High pressure radio frequency induction thermal plasma generation using T-LCL immittance circuit

Summary form only given. In recent years, the immittance conversion topology has become attractive as a novel power conversion strategy because of its features that a constant voltage source is converted to a constant current source and vice versa. By taking these advantageous features, a T-LCL immittance circuit is employed to generate high-efficiency inductively coupled plasma (ICP) in a gas pressure with up to one atmosphere in Ar. Because of high-power and high-efficiency, static induction transistor (SIT)-based inverter power source has become popular for its application to various kinds of plasma generations. However, at high operating frequencies in the MHz range, rf system shows dynamic and strongly non-linear characteristics, and inherent problems of the SIT inverter power source are observed during high-pressure plasma generation. At the initial phase of rf breakdown, an electrostatic (E) discharge is generated by the high rf voltage on the induction coil for few milliseconds, and then a rapid transition from electrostatic to electromagnetic (H) discharge occurs to form the rf thermal plasmas.
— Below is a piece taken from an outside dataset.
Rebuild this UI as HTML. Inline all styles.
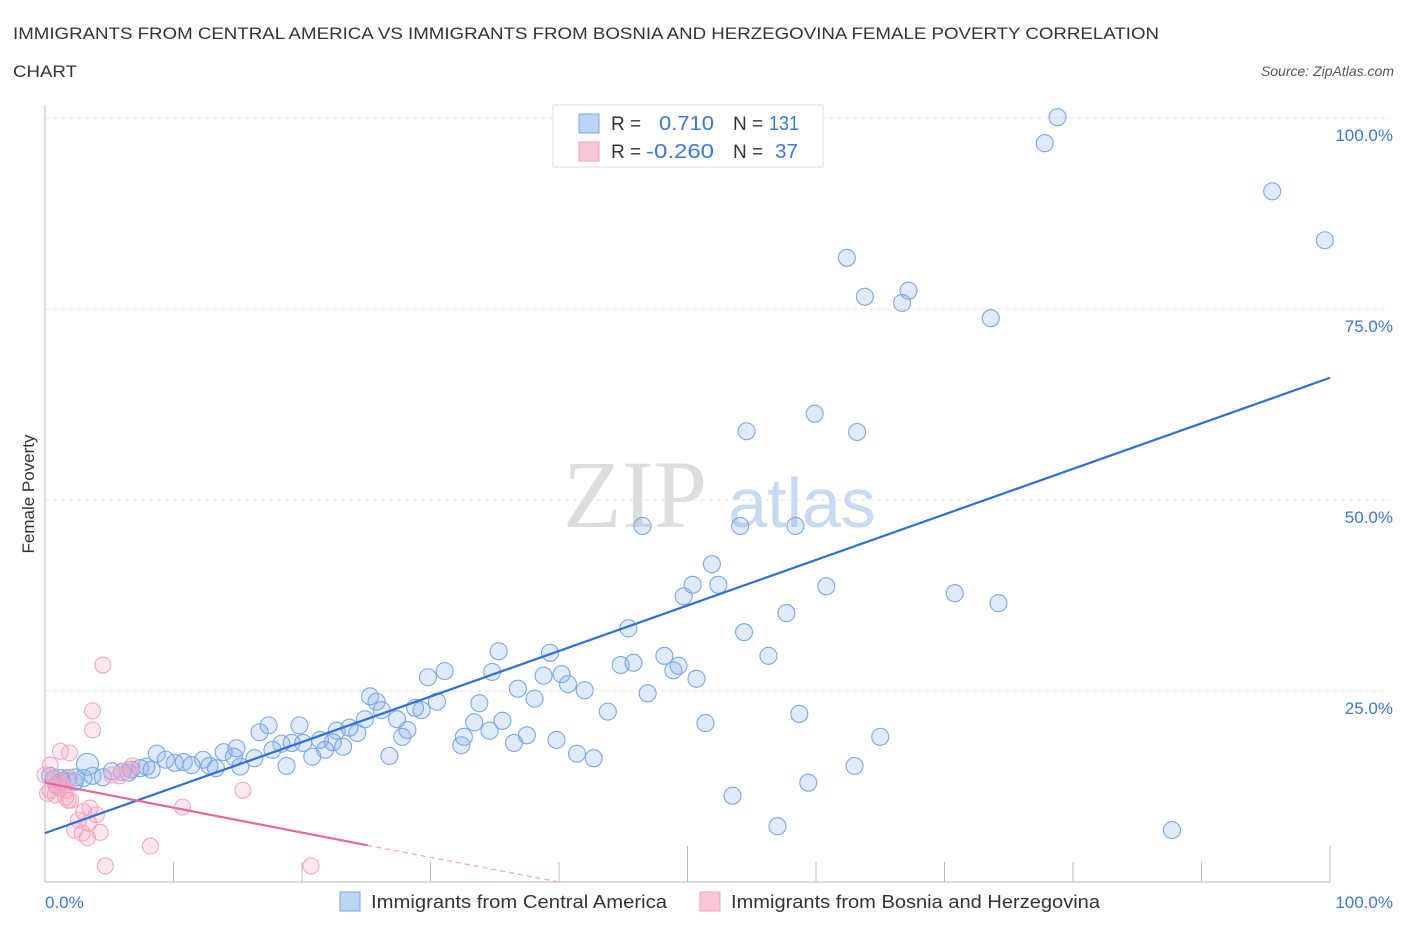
<!DOCTYPE html>
<html><head><meta charset="utf-8"><style>
body{margin:0;background:#fff}
</style></head><body>
<svg width="1406" height="930" viewBox="0 0 1406 930" xmlns="http://www.w3.org/2000/svg" font-family="Liberation Sans, sans-serif">
<text x="13" y="39" font-size="17" fill="#333" textLength="1146" lengthAdjust="spacingAndGlyphs">IMMIGRANTS FROM CENTRAL AMERICA VS IMMIGRANTS FROM BOSNIA AND HERZEGOVINA FEMALE POVERTY CORRELATION</text>
<text x="13" y="77" font-size="17" fill="#333" textLength="64" lengthAdjust="spacingAndGlyphs">CHART</text>
<text x="1394" y="76" font-size="14" fill="#555" font-style="italic" text-anchor="end">Source: ZipAtlas.com</text>
<g id="grid"></g>
<g>
<text x="635" y="527" font-size="96" fill="#ddd" style="font-family:'Liberation Serif',serif" text-anchor="middle">ZIP</text>
<text x="802" y="527" font-size="70" fill="#c8daf2" text-anchor="middle">atlas</text>
</g>
<g id="axes"></g>
<g id="pts"></g>
<g id="lines"></g>
<text x="34" y="494" font-size="17" fill="#333" transform="rotate(-90 34 494)" text-anchor="middle">Female Poverty</text>
<text x="45" y="908" font-size="17" fill="#3b78d8">0.0%</text>
<text x="1393" y="908" font-size="17" fill="#3b78d8" text-anchor="end">100.0%</text>
<g>
<rect x="553" y="105" width="270" height="62" fill="#fff" stroke="#ddd"/>
<rect x="579" y="114" width="20" height="19" fill="#bcd4f6" stroke="#7aa6e6"/>
<rect x="579" y="142" width="20" height="19" fill="#f9c6d6" stroke="#f0a0b8"/>
<text x="611" y="130" font-size="19" fill="#333">R =</text>
<text x="659" y="130" font-size="20" fill="#3b78d8" textLength="55" lengthAdjust="spacingAndGlyphs">0.710</text>
<text x="733" y="130" font-size="19" fill="#333">N =</text>
<text x="769" y="130" font-size="20" fill="#3b78d8" textLength="30" lengthAdjust="spacingAndGlyphs">131</text>
<text x="611" y="158" font-size="19" fill="#333">R =</text>
<text x="646" y="158" font-size="20" fill="#3b78d8" textLength="68" lengthAdjust="spacingAndGlyphs">-0.260</text>
<text x="733" y="158" font-size="19" fill="#333">N =</text>
<text x="775" y="158" font-size="20" fill="#3b78d8" textLength="23" lengthAdjust="spacingAndGlyphs">37</text>
</g>
<g>
<rect x="340" y="892" width="20" height="19" fill="#bcd4f6" stroke="#7aa6e6"/>
<text x="371" y="908" font-size="18" fill="#333" textLength="296" lengthAdjust="spacingAndGlyphs">Immigrants from Central America</text>
<rect x="700" y="892" width="20" height="19" fill="#f9c6d6" stroke="#f0a0b8"/>
<text x="731" y="908" font-size="18" fill="#333" textLength="369" lengthAdjust="spacingAndGlyphs">Immigrants from Bosnia and Herzegovina</text>
</g>
</svg>
<script>
const yTicks=[25,50,75,100];
const yTickLabels=["25.0%","50.0%","75.0%","100.0%"];
const xTicks=[0,10,20,30,40,50,60,70,80,90,100];
const blueX=[78.8,77.8,95.5,99.6,62.4,63.8,67.2,66.7,73.6,59.9,54.6,63.2,46.5,54.1,58.4,51.9,50.4,52.4,49.7,60.8,70.8,74.2,57.7,45.4,54.4,35.3,39.3,56.3,48.2,45.8,44.8,49.3,48.9,34.8,31.1,29.8,40.2,38.8,50.7,40.7,42.0,36.8,38.1,46.9,25.3,25.8,26.2,30.5,28.8,29.3,33.8,24.9,27.4,43.8,58.7,17.4,19.8,22.7,23.7,24.3,16.7,51.4,35.6,33.4,34.6,37.5,32.6,32.4,27.8,28.2,65.0,39.8,21.4,22.4,23.2,21.8,18.4,19.2,20.1,17.7,20.8,14.9,13.9,14.7,16.3,26.8,36.5,41.4,42.7,8.7,9.4,10.1,10.8,12.3,12.8,11.4,18.8,15.2,7.9,8.3,7.4,6.7,6.0,5.2,4.5,3.7,3.0,2.4,1.8,1.2,0.7,0.4,3.3,63.0,53.5,59.4,57.0,87.7,13.3,6.5,2.3,1.3,0.9];
const blueY=[100.1,96.7,90.4,84.0,81.7,76.6,77.4,75.8,73.8,61.3,59.0,58.9,46.6,46.6,46.6,41.6,38.9,38.9,37.4,38.7,37.8,36.5,35.2,33.2,32.7,30.2,30.0,29.6,29.6,28.7,28.4,28.3,27.7,27.5,27.6,26.8,27.2,27.0,26.6,25.9,25.1,25.3,24.0,24.7,24.3,23.6,22.5,23.6,22.8,22.5,23.4,21.3,21.3,22.3,22.0,20.5,20.5,19.8,20.2,19.5,19.6,20.8,21.1,20.9,19.8,19.2,19.0,17.9,19.0,19.9,19.0,18.6,18.6,18.3,17.7,17.3,18.1,18.2,18.2,17.3,16.4,17.5,17.0,16.4,16.2,16.5,18.2,16.8,16.2,16.8,16.0,15.6,15.7,16.0,15.2,15.3,15.2,15.1,15.1,14.7,14.9,14.7,14.4,14.5,13.7,13.9,13.6,13.7,13.6,13.6,13.5,13.9,15.4,15.2,11.3,13.0,7.3,6.8,14.9,14.3,13.1,13.2,12.7];
const pinkX=[4.5,3.7,3.7,1.2,1.9,0.4,0.0,0.4,0.8,1.6,1.8,0.2,1.3,1.2,1.9,2.0,3.0,3.5,4.0,2.6,2.3,3.4,4.3,2.9,3.3,4.7,8.2,10.7,15.4,20.7,6.8,5.8,6.5,5.2,0.8,1.0,1.6];
const pinkY=[28.4,22.4,19.9,17.1,16.9,15.3,14.0,12.0,11.4,11.1,10.7,11.6,12.7,13.0,13.6,10.7,9.2,9.7,8.8,8.1,6.8,7.7,6.5,6.4,5.8,2.1,4.7,9.8,12.0,2.1,15.2,13.9,14.7,14.0,13.4,12.3,12.0];
const blueTrend=[[0,6.4],[100,66.0]];
const pinkTrend=[[0,13.0],[25.1,4.8]];
const pinkTrendExt=[[25.1,4.8],[40,0]];
const NS="http://www.w3.org/2000/svg";
const sx=v=>45+v*12.85, sy=v=>882-v*7.64;
function mk(tag,attrs,parent){const e=document.createElementNS(NS,tag);for(const k in attrs)e.setAttribute(k,attrs[k]);document.getElementById(parent).appendChild(e);return e;}
yTicks.forEach((t,i)=>{
 const l=mk('line',{x1:45,x2:1390,y1:sy(t),y2:sy(t),stroke:'#e6e6e6','stroke-dasharray':'4 4'},'grid');
 
 
 const tx=mk('text',{x:1393,y:sy(t)+23,'font-size':17,fill:'#3b78d8','text-anchor':'end'},'grid');
 tx.textContent=yTickLabels[i];
 
 
});
const ax=mk('line',{x1:45,x2:1330,y1:882,y2:882,stroke:'#bbb'},'axes');


const ay=mk('line',{x1:45,x2:45,y1:105,y2:882,stroke:'#bbb'},'axes');


xTicks.forEach(t=>{
 const tall=(t===50||t===100);
 const k=mk('line',{x1:sx(t),x2:sx(t),y1:882,y2:tall?846:862,stroke:'#bbb'},'axes');
 
 
});
blueX.forEach((x,i)=>{
 const c=mk('circle',{cx:sx(x),cy:sy(blueY[i]),r:(x===3.3&&blueY[i]===15.4)?11:8.5,fill:'rgba(130,170,235,0.25)',stroke:'#7aa8e6','stroke-width':1.1},'pts');
 
 
});
pinkX.forEach((x,i)=>{
 const c=mk('circle',{cx:sx(x),cy:sy(pinkY[i]),r:8,fill:'rgba(245,160,190,0.25)',stroke:'#f2a8c0','stroke-width':1.1},'pts');
 
 
});
const bl=mk('line',{x1:sx(blueTrend[0][0]),y1:sy(blueTrend[0][1]),x2:sx(blueTrend[1][0]),y2:sy(blueTrend[1][1]),stroke:'#2f6fd6','stroke-width':2.2},'lines');


const pl=mk('line',{x1:sx(pinkTrend[0][0]),y1:sy(pinkTrend[0][1]),x2:sx(pinkTrend[1][0]),y2:sy(pinkTrend[1][1]),stroke:'#e8679a','stroke-width':2.2},'lines');


const pe=mk('line',{x1:sx(pinkTrendExt[0][0]),y1:sy(pinkTrendExt[0][1]),x2:sx(pinkTrendExt[1][0]),y2:sy(pinkTrendExt[1][1]),stroke:'#f0a0bb','stroke-width':1.2,'stroke-dasharray':'5 4'},'lines');


</script>
</body></html>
An increase of the coil loading resistance and decrease of the inductance are observed during these dynamic mode changes. The load of the SIT inverter, which is resistive without plasma, becomes capacitive in the E mode while inductive in the H mode. The rf coil current drops abruptly when the load changes to the H mode thereby decreasing the absorbed power and thus the power coupling efficiency at a value of about 40-50%. But, the power coupling efficiency should be high enough to promote induction plasmas into commercial and industrial applications. Therefore, in order to overcome these problems, a constant current T-LCL immittance circuit cascading with the SIT inverter power source is employed to generate high-pressure, high-efficiency induction thermal plasmas in Ar. The immittance conversion system combines the SIT-based radio frequency (0.2-1.7 MHz), high-pow- r (maximum 20 kW in pulse operation) inverter circuit and the immittance conversion elements. It is observed that the immittance circuit helps to inject higher power to the plasma thereby enhancing the power coupling efficiency of about 80-90%. The details analysis of the immitance circuit and the dynamic behavior of the generated plasmas will be discussed in the conference.